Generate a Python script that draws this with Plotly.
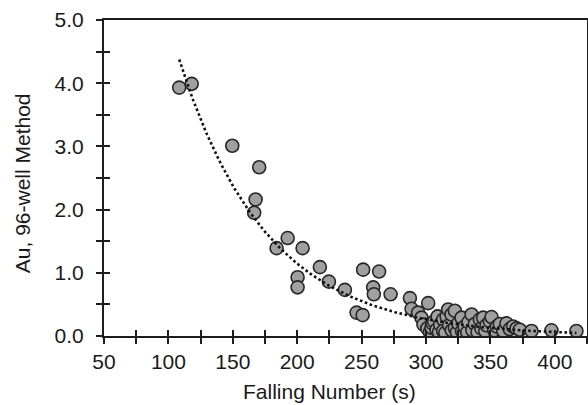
import numpy as np
import plotly.graph_objects as go

# Falling Number (s) and Au (96-well method)
falling_number = [
    108.4, 118.1, 149.6, 170.5, 167.7, 166.6, 184.0, 192.6, 204.2, 200.3,
    200.3, 217.6, 224.6, 237.0, 251.2, 263.6, 259.0, 259.5, 272.5, 246.1,
    250.8, 287.5, 288.8, 293.9, 296.5, 301.7, 298.0,
    301.0, 303.0, 304.3, 305.0, 306.3, 308.2, 309.0, 310.0, 311.0, 313.3,
    313.3, 315.0, 316.0, 317.2, 318.0, 319.8, 320.0, 322.4, 322.4, 324.0,
    325.0, 327.6, 328.0, 330.0, 332.0, 333.0, 335.4, 336.0, 337.9, 340.0,
    341.8, 343.0, 344.4, 346.0, 347.0, 349.6, 350.9, 353.0, 355.0, 357.3,
    360.0, 362.5, 365.0, 367.6, 370.3, 372.8, 381.9, 397.4, 416.8,
]
au_96well = [
    3.93, 3.99, 3.01, 2.67, 2.16, 1.95, 1.39, 1.55, 1.39, 0.93,
    0.77, 1.09, 0.86, 0.73, 1.05, 1.02, 0.77, 0.66, 0.66, 0.37,
    0.33, 0.60, 0.43, 0.37, 0.29, 0.52, 0.18,
    0.12, 0.06, 0.13, 0.20, 0.23, 0.10, 0.31, 0.06, 0.18, 0.26,
    0.08, 0.05, 0.31, 0.42, 0.17, 0.34, 0.09, 0.40, 0.13, 0.06,
    0.20, 0.29, 0.08, 0.15, 0.06, 0.22, 0.34, 0.09, 0.19, 0.06,
    0.26, 0.12, 0.29, 0.08, 0.17, 0.23, 0.30, 0.09, 0.15, 0.19,
    0.08, 0.20, 0.11, 0.15, 0.12, 0.10, 0.08, 0.09, 0.08,
]

x_title = "Falling Number (s)"
y_title = "Au, 96-well Method"
x_ticks_major = 50
x_range = [50, 425]
y_range = [0, 5]

# Exponential trendline (least squares on ln y, as a spreadsheet does)
fx = np.array(falling_number)
fy = np.array(au_96well)
k, ln_a = np.polyfit(fx, np.log(fy), 1)
trend_x = np.linspace(fx.min(), fx.max(), 200)
trend_y = np.exp(ln_a) * np.exp(k * trend_x)

font = "Liberation Sans, Arial, sans-serif"
axis_col = "#1e1e1e"
fs = 21

fig = go.Figure()
fig.add_trace(go.Scatter(
    x=falling_number, y=au_96well, mode="markers",
    marker=dict(size=13, color="#a0a0a0", line=dict(color="#262626", width=1.6)),
    showlegend=False, hoverinfo="x+y",
))
fig.add_trace(go.Scatter(
    x=trend_x, y=trend_y, mode="lines",
    line=dict(color="#111111", width=2.6, dash="2.6px,2.6px"),
    showlegend=False, hoverinfo="skip",
))
# invisible trace on overlay axes (used for the inner half of crossing ticks)
fig.add_trace(go.Scatter(x=[None], y=[None], xaxis="x2", yaxis="y2",
                         showlegend=False, hoverinfo="skip"))

fig.update_layout(
    width=588, height=405,
    margin=dict(l=104, r=1, t=20, b=68.5, autoexpand=False),
    paper_bgcolor="white", plot_bgcolor="white",
    font=dict(family=font, size=fs, color="#1a1a1a"),
    xaxis=dict(
        range=x_range, dtick=x_ticks_major, tick0=50,
        showgrid=False, zeroline=False,
        showline=True, linecolor=axis_col, linewidth=2, mirror=True,
        ticks="outside", ticklen=6, tickwidth=1.6, tickcolor=axis_col,
        minor=dict(dtick=25, ticks="outside", ticklen=6, tickwidth=1.6,
                   tickcolor=axis_col, showgrid=False),
        tickfont=dict(size=fs), ticklabelstandoff=0,
    ),
    yaxis=dict(
        range=y_range, dtick=1, tickformat=".1f",
        showgrid=False, zeroline=False,
        showline=True, linecolor=axis_col, linewidth=2, mirror=True,
        ticks="outside", ticklen=6, tickwidth=1.6, tickcolor=axis_col,
        minor=dict(dtick=0.5, ticks="outside", ticklen=6, tickwidth=1.6,
                   tickcolor=axis_col, showgrid=False),
        tickfont=dict(size=fs), ticklabelstandoff=8,
    ),
    xaxis2=dict(
        overlaying="x", anchor="y2", side="bottom", range=x_range,
        dtick=25, tick0=50, showticklabels=False, showgrid=False, zeroline=False,
        ticks="inside", ticklen=6, tickwidth=1.6, tickcolor=axis_col,
        showline=False,
    ),
    yaxis2=dict(
        overlaying="y", anchor="x2", side="left", range=y_range,
        dtick=0.5, showticklabels=False, showgrid=False, zeroline=False,
        ticks="inside", ticklen=6, tickwidth=1.6, tickcolor=axis_col,
        showline=False,
    ),
    annotations=[
        dict(text=x_title, xref="paper", yref="paper", x=0.466, y=-0.175,
             xanchor="center", yanchor="middle", showarrow=False,
             font=dict(size=fs)),
        dict(text=y_title, xref="paper", yref="paper", x=-0.168, y=0.483,
             xanchor="center", yanchor="middle", showarrow=False, textangle=-90,
             font=dict(size=fs)),
    ],
)

fig.write_html("out.html", config={"displayModeBar": False},
               post_script="document.body.style.margin='0';document.body.style.padding='0';")
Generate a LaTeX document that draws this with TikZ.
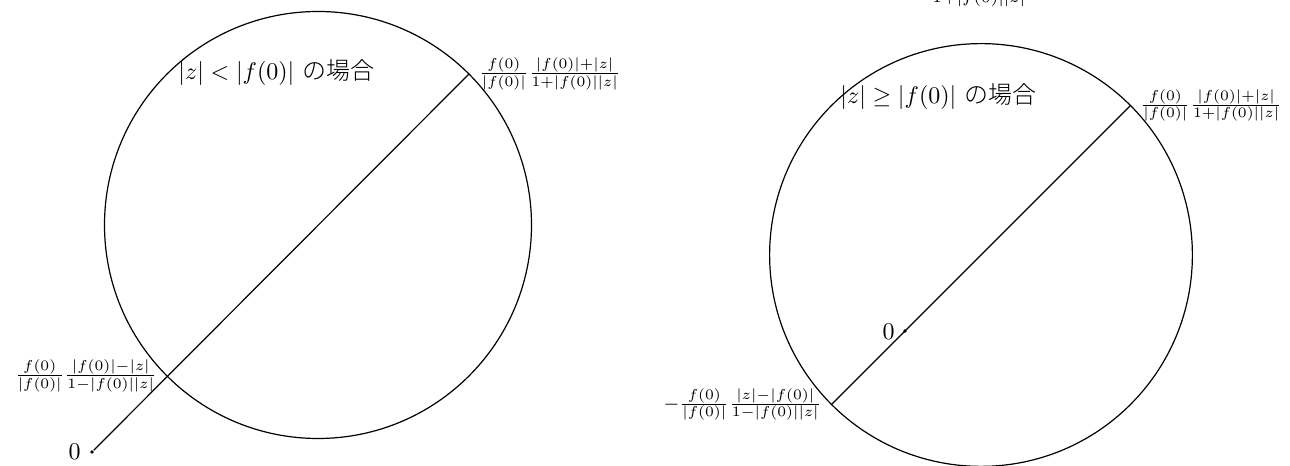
\documentclass[tikz,border=0pt]{standalone}
\usepackage{fontspec}
\newfontfamily\cjk{Noto Sans CJK JP Light}
\usetikzlibrary{calc}
\tikzset{
  curve/.style={line width=0.5pt},
  zerodot/.style={circle,fill,inner sep=0pt,minimum size=1.6pt},
  fraclabel/.style={font=\fontsize{8}{9}\selectfont,inner sep=2pt},
  titlelabel/.style={anchor=base west,inner sep=0pt},
  zerolabel/.style={anchor=east,inner sep=0pt}
}
\begin{document}
\begin{tikzpicture}[x=0.41667pt,y=-0.41667pt]
\useasboundingbox (0,0) rectangle (1290,466);
\clip (0,0) rectangle (1290,466);
% ---------- left diagram ----------
\coordinate (cL) at (318,225);
\coordinate (upL) at (468.97,74.03);
\coordinate (loL) at (167.03,375.97);
\node[zerodot] (zL) at (92,452) {};
\draw[curve] (cL) circle[radius=88.96pt];
\draw[curve] (zL) -- (upL);
\node[zerolabel] (zLt) at (81,452) {$0$};
\node[fraclabel,anchor=west] (uLt) at ([xshift=2pt]upL) {$\frac{f(0)}{|f(0)|}\frac{|f(0)|+|z|}{1+|f(0)||z|}$};
\node[fraclabel,anchor=east] (lLt) at ([xshift=-2pt]loL) {$\frac{f(0)}{|f(0)|}\frac{|f(0)|-|z|}{1-|f(0)||z|}$};
\node[titlelabel] (tL) at (178,80) {$|z|<|f(0)|$ {\cjk の場合}};
% ---------- right diagram ----------
\coordinate (cR) at (981,255);
\coordinate (upR) at (1130.4,105.6);
\coordinate (loR) at (831.6,404.4);
\node[zerodot] (zR) at (905,331) {};
\draw[curve] (cR) circle[radius=88.08pt];
\draw[curve] (loR) -- (upR);
\node[zerolabel] (zRt) at (895,332) {$0$};
\node[fraclabel,anchor=west] (uRt) at ([xshift=2pt]upR) {$\frac{f(0)}{|f(0)|}\frac{|f(0)|+|z|}{1+|f(0)||z|}$};
\node[fraclabel,anchor=east] (lRt) at ([xshift=-2pt]loR) {$-\frac{f(0)}{|f(0)|}\frac{|z|-|f(0)|}{1-|f(0)||z|}$};
\node[titlelabel] (tR) at (840,104) {$|z|\geq|f(0)|$ {\cjk の場合}};
% ---------- cut-off fragment at top ----------
\node[titlelabel] (topfrag) at (932,3) {$\scriptstyle 1+|f(0)||z|$};
\end{tikzpicture}
\end{document}
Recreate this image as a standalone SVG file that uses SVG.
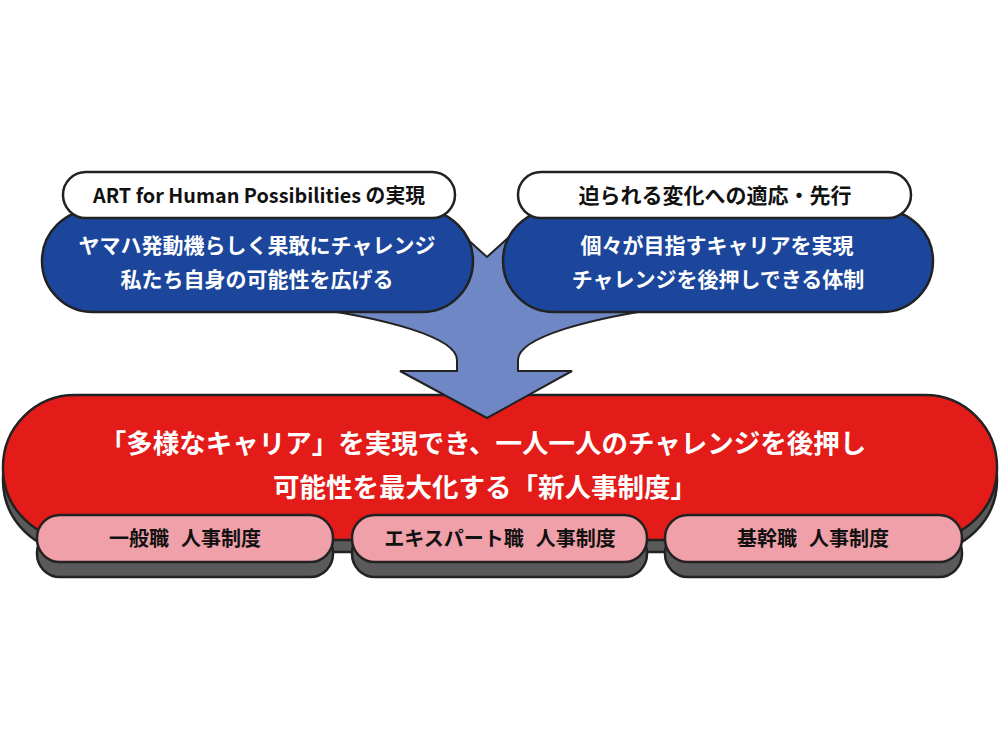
<svg xmlns="http://www.w3.org/2000/svg" width="1000" height="750" viewBox="0 0 1000 750">
<style>
.ol{stroke:#222;stroke-width:2.5}
.shadow{fill:#5a5a5a}
.red{fill:#e31c19}
.pink{fill:#f0a0a8}
.blue{fill:#1b469c}
.white{fill:#fff}
.arrow{fill:#6f88c5;stroke:#222;stroke-width:2;stroke-linejoin:miter}
text{font-family:"Noto Sans CJK JP","Noto Sans",sans-serif;font-weight:bold;text-anchor:middle}
.tw{fill:#fff}
.tb{fill:#111}
</style>
<rect width="1000" height="750" fill="#fff"/>
<g id="main">
<rect class="shadow ol" x="3" y="407" width="994" height="145" rx="72"/>
<rect class="red ol" x="3" y="395" width="994" height="145" rx="72"/>
<text class="tw" x="483" y="453" font-size="26.5">「多様なキャリア」を実現でき、一人一人のチャレンジを後押し</text>
<text class="tw" x="485" y="497" font-size="26.5">可能性を最大化する「新人事制度」</text>
</g>
<g id="general">
<rect class="shadow ol" x="37" y="530" width="296" height="47" rx="23"/>
<rect class="pink ol" x="37" y="515" width="296" height="47" rx="23"/>
<text class="tb" x="185" y="546" font-size="20">一般職<tspan dx="12">人事制度</tspan></text>
</g>
<g id="expert">
<rect class="shadow ol" x="352" y="530" width="295" height="47" rx="23"/>
<rect class="pink ol" x="352" y="515" width="295" height="47" rx="23"/>
<text class="tb" x="500" y="546" font-size="20">エキスパート職<tspan dx="12">人事制度</tspan></text>
</g>
<g id="core">
<rect class="shadow ol" x="665" y="530" width="297" height="47" rx="23"/>
<rect class="pink ol" x="665" y="515" width="297" height="47" rx="23"/>
<text class="tb" x="813" y="546" font-size="20">基幹職<tspan dx="12">人事制度</tspan></text>
</g>
<g id="connectors">
<path class="arrow" d="M 290 305 C 390 318, 457 338, 457 360 L 457 371 L 400 371 L 487 418 L 572 371 L 518 371 L 518 360 C 518 338, 585 318, 685 305 L 685 228 L 519 228 L 487 257 L 455 228 L 290 228 Z"/>
</g>
<g id="art">
<rect class="blue ol" x="42" y="210" width="431" height="102" rx="51"/>
<rect class="white ol" x="63" y="172" width="392" height="46" rx="23"/>
<text class="tb" x="259" y="203" font-size="20" textLength="332" lengthAdjust="spacingAndGlyphs">ART for Human Possibilities の実現</text>
<text class="tw" x="257" y="253" font-size="21">ヤマハ発動機らしく果敢にチャレンジ</text>
<text class="tw" x="257" y="287" font-size="21">私たち自身の可能性を広げる</text>
</g>
<g id="change">
<rect class="blue ol" x="503" y="210" width="430" height="102" rx="51"/>
<rect class="white ol" x="518" y="172" width="393" height="46" rx="23"/>
<text class="tb" x="715" y="203" font-size="21">迫られる変化への適応・先行</text>
<text class="tw" x="717" y="253" font-size="21">個々が目指すキャリアを実現</text>
<text class="tw" x="718" y="287" font-size="21">チャレンジを後押しできる体制</text>
</g>
</svg>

Written instruction: Return, please, the exact lines from the beginning of the entries above through the line containing "y_range = [0, 5]", both included; pictures are left out.

Finished exercise:
Generate a Python script that draws this with Plotly.
import numpy as np
import plotly.graph_objects as go

# Falling Number (s) and Au (96-well method)
falling_number = [
    108.4, 118.1, 149.6, 170.5, 167.7, 166.6, 184.0, 192.6, 204.2, 200.3,
    200.3, 217.6, 224.6, 237.0, 251.2, 263.6, 259.0, 259.5, 272.5, 246.1,
    250.8, 287.5, 288.8, 293.9, 296.5, 301.7, 298.0,
    301.0, 303.0, 304.3, 305.0, 306.3, 308.2, 309.0, 310.0, 311.0, 313.3,
    313.3, 315.0, 316.0, 317.2, 318.0, 319.8, 320.0, 322.4, 322.4, 324.0,
    325.0, 327.6, 328.0, 330.0, 332.0, 333.0, 335.4, 336.0, 337.9, 340.0,
    341.8, 343.0, 344.4, 346.0, 347.0, 349.6, 350.9, 353.0, 355.0, 357.3,
    360.0, 362.5, 365.0, 367.6, 370.3, 372.8, 381.9, 397.4, 416.8,
]
au_96well = [
    3.93, 3.99, 3.01, 2.67, 2.16, 1.95, 1.39, 1.55, 1.39, 0.93,
    0.77, 1.09, 0.86, 0.73, 1.05, 1.02, 0.77, 0.66, 0.66, 0.37,
    0.33, 0.60, 0.43, 0.37, 0.29, 0.52, 0.18,
    0.12, 0.06, 0.13, 0.20, 0.23, 0.10, 0.31, 0.06, 0.18, 0.26,
    0.08, 0.05, 0.31, 0.42, 0.17, 0.34, 0.09, 0.40, 0.13, 0.06,
    0.20, 0.29, 0.08, 0.15, 0.06, 0.22, 0.34, 0.09, 0.19, 0.06,
    0.26, 0.12, 0.29, 0.08, 0.17, 0.23, 0.30, 0.09, 0.15, 0.19,
    0.08, 0.20, 0.11, 0.15, 0.12, 0.10, 0.08, 0.09, 0.08,
]

x_title = "Falling Number (s)"
y_title = "Au, 96-well Method"
x_ticks_major = 50
x_range = [50, 425]
y_range = [0, 5]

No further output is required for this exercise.